How about if I have 1 element stored in 10000000 tables?

blakeyrat

10,000,000 tables? It's just match-3 thing, not a big deal.

tar

@Bulb said:

yaml

+1 for YAML, I've been using it for data modelling and serialization in personal projects, and I've yet to find a use-case it can't handle. It's like using XML, except, you know, [i]actually[/i] human-readable.

(Also, it's a superset of JSON, so you can pretend it's JSON...)

dkf

@tar said:

(Also, it's a superset of JSON, so you can pretend it's JSON...)

The model is very close. The syntax isn't.

Salamander

YAML Ain’t Markup Language (YAML™) revision 1.2.2

... every JSON file is also a valid YAML file. This makes it easy to migrate from JSON to YAML if/when the additional features are required.

If you can find a case of json that is not valid yaml, I'm pretty sure that's a bug that should be reported.

accalia

@Salamander said:

If you can find a case of json that is not valid yaml, I'm pretty sure that's a bug that should be reported.

found one!

{
  "A": 1,
  "A": 2
}

Valid JSON invalid YAML

From http://yaml.org/spec/1.2/spec.html#id2759572

In practice, since JSON is silent on the semantics of such duplicates, the only portable JSON files are those with unique keys, which are therefore valid YAML files.

Filed under:

Salamander

They're referring to an old specification. The newer ones pretty much refer to it as undefined behaviour, with implementations doing anything up to and including throwing parse errors.

accalia

well the reference implementation i'll refer to is the V8 implementation used in chrome and nodejs

JSON.parse('{"A": 1,"A": 2}')

using that code results in this output.

Please, if you know of one show me an implementation that does anything differently.

Salamander

Will the Java implementation by Douglass Crockford suffice?

accalia

Nota Bene: I know that i am asserting a De Facto Standard behavior, not a De Jure Standard behavior.

Officially the behavior is undefined, in practice it's acceptable and the implementation is last of any duplicate keys wins. ;-)

accalia

fair ehough, and that is standards compliant.

is anyone using it?

also where did your post come from. when i posted my nota bene you post was no where to be seen! even after i left the thread and returned your post wan't there....

Salamander

@accalia said:

is anyone using it?

A quick search tells me it is used by selenium and the javascript closure compiler, among hundreds of other things.

@accalia said:

also where did your post come from. when i posted my nota bene you post was no where to be seen! even after i left the thread and returned your post wan't there....

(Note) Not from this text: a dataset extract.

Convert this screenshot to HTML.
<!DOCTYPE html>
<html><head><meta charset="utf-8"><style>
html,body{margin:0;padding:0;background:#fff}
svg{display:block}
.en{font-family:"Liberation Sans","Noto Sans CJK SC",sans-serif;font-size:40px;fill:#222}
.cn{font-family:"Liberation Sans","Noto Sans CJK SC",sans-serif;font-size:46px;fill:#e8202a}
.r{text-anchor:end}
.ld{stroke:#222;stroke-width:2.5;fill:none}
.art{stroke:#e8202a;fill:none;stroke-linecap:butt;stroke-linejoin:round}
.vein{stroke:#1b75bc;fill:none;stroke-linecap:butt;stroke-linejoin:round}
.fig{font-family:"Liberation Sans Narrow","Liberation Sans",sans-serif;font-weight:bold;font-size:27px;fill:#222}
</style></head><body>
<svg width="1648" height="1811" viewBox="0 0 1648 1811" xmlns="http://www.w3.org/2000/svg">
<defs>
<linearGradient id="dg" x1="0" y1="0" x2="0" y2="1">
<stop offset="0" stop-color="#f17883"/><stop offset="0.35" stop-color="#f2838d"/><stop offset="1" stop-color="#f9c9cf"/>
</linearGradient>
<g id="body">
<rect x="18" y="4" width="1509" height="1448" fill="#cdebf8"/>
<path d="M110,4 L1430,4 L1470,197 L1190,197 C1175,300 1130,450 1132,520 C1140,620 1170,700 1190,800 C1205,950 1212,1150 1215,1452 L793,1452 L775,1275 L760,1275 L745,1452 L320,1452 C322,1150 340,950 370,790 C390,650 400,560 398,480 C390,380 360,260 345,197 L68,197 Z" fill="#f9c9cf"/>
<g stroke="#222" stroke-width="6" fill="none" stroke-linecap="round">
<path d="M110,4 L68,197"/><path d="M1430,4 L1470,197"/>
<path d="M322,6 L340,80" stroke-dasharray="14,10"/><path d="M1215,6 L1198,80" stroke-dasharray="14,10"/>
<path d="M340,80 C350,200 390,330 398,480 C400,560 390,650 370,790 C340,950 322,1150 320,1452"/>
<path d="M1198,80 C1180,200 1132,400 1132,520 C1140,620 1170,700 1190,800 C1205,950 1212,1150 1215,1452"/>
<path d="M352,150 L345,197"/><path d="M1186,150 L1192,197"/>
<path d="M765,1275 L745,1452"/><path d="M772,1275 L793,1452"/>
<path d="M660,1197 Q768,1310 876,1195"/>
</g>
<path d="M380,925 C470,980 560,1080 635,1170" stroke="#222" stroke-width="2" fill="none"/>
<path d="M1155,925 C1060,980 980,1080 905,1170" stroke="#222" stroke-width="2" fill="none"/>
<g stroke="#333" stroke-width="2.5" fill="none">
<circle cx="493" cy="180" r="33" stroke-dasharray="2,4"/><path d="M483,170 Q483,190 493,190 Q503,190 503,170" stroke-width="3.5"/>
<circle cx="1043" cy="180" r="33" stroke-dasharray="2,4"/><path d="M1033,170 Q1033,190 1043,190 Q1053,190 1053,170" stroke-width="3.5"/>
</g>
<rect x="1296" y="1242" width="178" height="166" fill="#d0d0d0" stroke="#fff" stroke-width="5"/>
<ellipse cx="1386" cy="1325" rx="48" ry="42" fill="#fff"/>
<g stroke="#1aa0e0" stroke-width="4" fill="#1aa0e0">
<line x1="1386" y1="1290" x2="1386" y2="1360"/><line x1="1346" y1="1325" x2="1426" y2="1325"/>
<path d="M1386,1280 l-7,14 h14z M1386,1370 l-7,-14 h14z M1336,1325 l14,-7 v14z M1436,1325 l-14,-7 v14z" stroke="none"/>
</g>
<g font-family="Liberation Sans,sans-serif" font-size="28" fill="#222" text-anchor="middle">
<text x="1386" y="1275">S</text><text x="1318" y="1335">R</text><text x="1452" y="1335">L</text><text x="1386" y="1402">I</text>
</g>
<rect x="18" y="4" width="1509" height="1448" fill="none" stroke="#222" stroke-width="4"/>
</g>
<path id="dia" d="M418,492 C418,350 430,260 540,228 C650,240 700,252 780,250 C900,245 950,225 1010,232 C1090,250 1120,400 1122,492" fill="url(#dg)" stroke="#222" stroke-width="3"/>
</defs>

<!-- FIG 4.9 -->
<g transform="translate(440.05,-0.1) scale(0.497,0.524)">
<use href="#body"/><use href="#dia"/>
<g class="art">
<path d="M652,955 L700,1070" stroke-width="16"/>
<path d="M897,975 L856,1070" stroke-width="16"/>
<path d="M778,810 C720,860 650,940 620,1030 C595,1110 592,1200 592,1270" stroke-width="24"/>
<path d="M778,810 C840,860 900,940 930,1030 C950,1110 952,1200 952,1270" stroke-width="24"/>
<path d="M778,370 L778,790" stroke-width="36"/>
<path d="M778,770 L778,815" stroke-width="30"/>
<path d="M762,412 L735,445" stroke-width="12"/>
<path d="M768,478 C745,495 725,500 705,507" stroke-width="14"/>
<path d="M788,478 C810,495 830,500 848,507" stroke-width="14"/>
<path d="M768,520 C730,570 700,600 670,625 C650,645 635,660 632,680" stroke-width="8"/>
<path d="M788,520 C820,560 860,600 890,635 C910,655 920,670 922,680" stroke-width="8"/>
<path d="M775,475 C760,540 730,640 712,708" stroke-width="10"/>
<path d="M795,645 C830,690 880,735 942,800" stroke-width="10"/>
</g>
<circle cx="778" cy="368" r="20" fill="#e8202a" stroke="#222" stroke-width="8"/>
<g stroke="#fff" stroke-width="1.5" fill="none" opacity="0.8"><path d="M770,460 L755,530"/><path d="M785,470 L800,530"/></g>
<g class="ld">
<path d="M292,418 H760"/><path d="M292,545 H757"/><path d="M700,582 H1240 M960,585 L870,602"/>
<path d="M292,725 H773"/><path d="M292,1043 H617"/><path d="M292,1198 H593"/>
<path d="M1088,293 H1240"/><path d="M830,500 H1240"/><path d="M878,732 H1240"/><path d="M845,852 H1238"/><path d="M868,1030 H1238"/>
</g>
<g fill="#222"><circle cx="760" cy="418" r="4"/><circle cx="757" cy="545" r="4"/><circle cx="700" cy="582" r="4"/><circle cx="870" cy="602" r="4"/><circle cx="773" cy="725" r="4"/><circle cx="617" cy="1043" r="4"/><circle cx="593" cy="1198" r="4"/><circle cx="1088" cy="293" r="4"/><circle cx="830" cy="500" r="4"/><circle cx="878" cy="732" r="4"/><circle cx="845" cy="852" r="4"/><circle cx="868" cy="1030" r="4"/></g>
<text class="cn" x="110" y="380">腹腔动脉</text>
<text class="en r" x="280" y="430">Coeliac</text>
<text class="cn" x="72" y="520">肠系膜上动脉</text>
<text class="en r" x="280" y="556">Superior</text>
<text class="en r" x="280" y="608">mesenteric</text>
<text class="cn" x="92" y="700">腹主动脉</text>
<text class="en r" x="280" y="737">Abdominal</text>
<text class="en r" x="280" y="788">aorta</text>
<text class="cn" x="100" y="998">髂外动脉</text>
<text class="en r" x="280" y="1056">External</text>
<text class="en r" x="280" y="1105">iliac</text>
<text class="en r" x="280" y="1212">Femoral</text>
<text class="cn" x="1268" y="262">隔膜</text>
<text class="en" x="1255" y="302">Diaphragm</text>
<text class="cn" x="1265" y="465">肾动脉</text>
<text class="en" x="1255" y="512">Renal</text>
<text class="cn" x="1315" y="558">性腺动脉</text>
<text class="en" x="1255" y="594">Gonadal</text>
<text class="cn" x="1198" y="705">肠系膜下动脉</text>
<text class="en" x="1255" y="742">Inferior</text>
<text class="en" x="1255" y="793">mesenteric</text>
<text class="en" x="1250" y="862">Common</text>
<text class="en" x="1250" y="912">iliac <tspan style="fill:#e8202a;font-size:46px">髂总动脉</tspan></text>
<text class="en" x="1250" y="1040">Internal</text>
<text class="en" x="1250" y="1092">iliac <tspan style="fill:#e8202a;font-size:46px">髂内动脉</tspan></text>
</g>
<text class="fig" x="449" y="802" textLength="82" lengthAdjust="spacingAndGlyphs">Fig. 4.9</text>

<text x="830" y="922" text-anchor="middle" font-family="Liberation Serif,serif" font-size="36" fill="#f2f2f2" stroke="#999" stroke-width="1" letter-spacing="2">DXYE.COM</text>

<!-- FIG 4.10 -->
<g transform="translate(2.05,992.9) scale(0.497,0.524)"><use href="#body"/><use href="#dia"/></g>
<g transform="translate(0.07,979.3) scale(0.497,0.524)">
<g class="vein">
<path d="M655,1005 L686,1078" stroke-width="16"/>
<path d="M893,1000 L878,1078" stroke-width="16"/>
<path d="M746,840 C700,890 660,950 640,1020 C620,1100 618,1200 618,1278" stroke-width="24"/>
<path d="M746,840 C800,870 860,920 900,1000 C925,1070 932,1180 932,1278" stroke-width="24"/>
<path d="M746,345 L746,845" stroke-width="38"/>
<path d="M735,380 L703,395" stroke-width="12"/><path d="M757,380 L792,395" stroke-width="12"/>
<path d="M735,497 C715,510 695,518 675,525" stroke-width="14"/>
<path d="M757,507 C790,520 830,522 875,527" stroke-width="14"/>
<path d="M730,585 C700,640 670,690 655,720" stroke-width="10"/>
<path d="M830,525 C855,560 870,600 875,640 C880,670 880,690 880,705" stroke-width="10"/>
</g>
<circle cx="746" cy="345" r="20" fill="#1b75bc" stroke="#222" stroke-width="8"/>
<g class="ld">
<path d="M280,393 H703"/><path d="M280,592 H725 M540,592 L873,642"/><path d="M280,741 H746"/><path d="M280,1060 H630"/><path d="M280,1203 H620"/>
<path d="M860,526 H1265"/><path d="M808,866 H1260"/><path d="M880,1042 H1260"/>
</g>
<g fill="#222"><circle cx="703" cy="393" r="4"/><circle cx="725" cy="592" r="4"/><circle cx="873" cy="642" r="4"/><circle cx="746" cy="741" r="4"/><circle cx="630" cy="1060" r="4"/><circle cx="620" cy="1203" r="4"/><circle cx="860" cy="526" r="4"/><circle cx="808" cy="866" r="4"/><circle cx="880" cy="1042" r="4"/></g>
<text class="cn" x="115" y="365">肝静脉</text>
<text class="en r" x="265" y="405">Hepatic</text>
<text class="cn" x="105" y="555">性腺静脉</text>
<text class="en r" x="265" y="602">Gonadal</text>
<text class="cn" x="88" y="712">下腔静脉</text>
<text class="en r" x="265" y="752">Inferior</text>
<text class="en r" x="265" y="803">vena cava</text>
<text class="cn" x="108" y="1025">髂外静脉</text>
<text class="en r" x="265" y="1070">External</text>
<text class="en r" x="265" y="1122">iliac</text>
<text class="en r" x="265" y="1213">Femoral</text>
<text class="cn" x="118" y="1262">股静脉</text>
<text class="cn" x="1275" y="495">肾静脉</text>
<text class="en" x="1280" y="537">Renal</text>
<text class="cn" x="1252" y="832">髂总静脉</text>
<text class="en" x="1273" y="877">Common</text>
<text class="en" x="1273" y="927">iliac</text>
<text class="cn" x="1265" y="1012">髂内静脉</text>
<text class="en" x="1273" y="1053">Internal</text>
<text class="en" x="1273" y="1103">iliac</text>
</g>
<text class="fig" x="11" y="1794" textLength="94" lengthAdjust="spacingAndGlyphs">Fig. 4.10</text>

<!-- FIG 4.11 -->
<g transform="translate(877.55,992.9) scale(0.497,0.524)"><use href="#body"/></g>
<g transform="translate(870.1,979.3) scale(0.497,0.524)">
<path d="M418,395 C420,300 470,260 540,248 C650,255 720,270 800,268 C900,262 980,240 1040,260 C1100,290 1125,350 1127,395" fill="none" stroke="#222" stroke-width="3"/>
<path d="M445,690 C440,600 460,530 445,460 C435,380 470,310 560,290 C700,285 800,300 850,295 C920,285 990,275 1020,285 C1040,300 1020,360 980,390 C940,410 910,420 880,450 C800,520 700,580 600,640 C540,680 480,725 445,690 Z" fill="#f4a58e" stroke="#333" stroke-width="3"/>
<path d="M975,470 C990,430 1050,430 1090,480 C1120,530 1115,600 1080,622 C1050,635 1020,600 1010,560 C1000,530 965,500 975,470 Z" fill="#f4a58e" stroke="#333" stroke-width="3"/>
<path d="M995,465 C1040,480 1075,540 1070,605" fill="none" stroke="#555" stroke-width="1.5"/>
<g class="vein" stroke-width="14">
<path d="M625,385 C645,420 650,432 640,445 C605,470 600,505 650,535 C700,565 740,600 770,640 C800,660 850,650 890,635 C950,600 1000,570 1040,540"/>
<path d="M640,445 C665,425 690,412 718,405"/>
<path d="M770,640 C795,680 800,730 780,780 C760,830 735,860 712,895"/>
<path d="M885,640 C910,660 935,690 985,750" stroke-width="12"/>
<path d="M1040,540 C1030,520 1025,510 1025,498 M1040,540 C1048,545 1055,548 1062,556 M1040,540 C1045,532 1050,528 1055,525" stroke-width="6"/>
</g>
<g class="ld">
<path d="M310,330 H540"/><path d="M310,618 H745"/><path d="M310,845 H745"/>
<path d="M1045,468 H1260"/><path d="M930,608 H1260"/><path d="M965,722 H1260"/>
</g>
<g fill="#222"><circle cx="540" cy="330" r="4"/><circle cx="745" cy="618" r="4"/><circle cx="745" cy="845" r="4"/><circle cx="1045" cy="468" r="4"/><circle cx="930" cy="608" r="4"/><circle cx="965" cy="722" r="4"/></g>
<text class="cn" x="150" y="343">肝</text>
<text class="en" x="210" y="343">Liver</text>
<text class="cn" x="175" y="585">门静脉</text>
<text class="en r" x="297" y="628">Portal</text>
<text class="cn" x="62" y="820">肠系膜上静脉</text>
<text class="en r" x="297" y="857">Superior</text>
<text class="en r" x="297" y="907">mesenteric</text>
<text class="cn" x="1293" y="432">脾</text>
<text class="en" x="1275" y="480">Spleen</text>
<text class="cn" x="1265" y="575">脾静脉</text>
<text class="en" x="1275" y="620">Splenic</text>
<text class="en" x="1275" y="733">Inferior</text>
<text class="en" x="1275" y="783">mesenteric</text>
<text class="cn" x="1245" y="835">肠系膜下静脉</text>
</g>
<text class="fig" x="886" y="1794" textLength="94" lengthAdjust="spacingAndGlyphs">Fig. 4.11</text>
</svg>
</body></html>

I think we both know the answer to that.

dkf

@accalia said:

If you can find a case of json that is not valid yaml, I'm pretty sure that's a bug that should be reported.

Found an easy example. This is accepted by JSONLint but rejected by YAMLLint.

{
   "a":	"b"
}

ben_lubar

http://yaml-online-parser.appspot.com/?yaml={"a"%3A"b"} &type=json

Salamander

@dkf said:

This is accepted by JSONLint but rejected by YAMLLint.

Considering YAMLLint barfs on examples from the YAML specification, I wouldn't exactly consider it a good example.

dkf

@ben_lubar said:

http://yaml-online-parser.appspot.com/?yaml={"a"%3A"b"} &type=json

Try this one…
http://yaml-online-parser.appspot.com/?yaml={"a"%3A "b"} &type=json

(That's the second online YAML parser that I've made throw up on valid JSON. I think I might win this round…)

Salamander

Again, fails on the same example from the YAML specification I posted earlier.
Most likely those online parsers are 1.1 or earlier, not 1.2

accalia

@Salamander said:

A quick search tells me it is used by selenium and the javascript closure compiler, among hundreds of other things.

hmm...

fair enough then. i'll claim only half a victory as my example is accepted by all browser based parsers i'm aware of and is not explicitly denied by the spec.

i will agree that it is a bit of a degenerate case to specify the same key more than once, hence my half a victory (wouldn't that be a draw?)

flabdablet

@tar said:

+1 for YAML

Can it do sparse arrays?

dkf

@Salamander said:

Again, fails on the same example from the YAML specification I posted earlier.

I have no plans whatsoever to write a YAML parser. The YAML parsers I've found online with trivial searching failed to parse that valid JSON document. Ergo either you're wrong, or you need to find a parser that has evidential proof of conforming to the version of the spec you are talking about and which will parse that exact document I provided.

If we get to round 2, I'll see if I can find some other evilness.

flabdablet

To my way of thinking, that ridiculously overcomplicated spec - a spec, incidentally, that allows both JSON and stuff that looks like Markdown to be valid YAML - is plenty evil enough.

tar

@flabdablet said:

YAML

Can it do sparse arrays?

On the basis of this thread, the most succinct acceptable answer is probably going to be "no".

Having said that, serializing your sparse array out into a map, and using that map data to reconstruct the sparse array is a viable strategy.

Does [i]XML[/i] support sparse arrays?

tar

Isn't the [b][i]REAL[/i][/b] WTF the fact that JavaScript supports both undefined and null, and that they have similar but not identical semantics?

loopback0

@tar said:

Isn't the REAL WTF ... JavaScript

Probably, yes.

tar

If PHP was JavaScript it would also have real_undefined and real_null and and non-commutative equality relationship between all of them.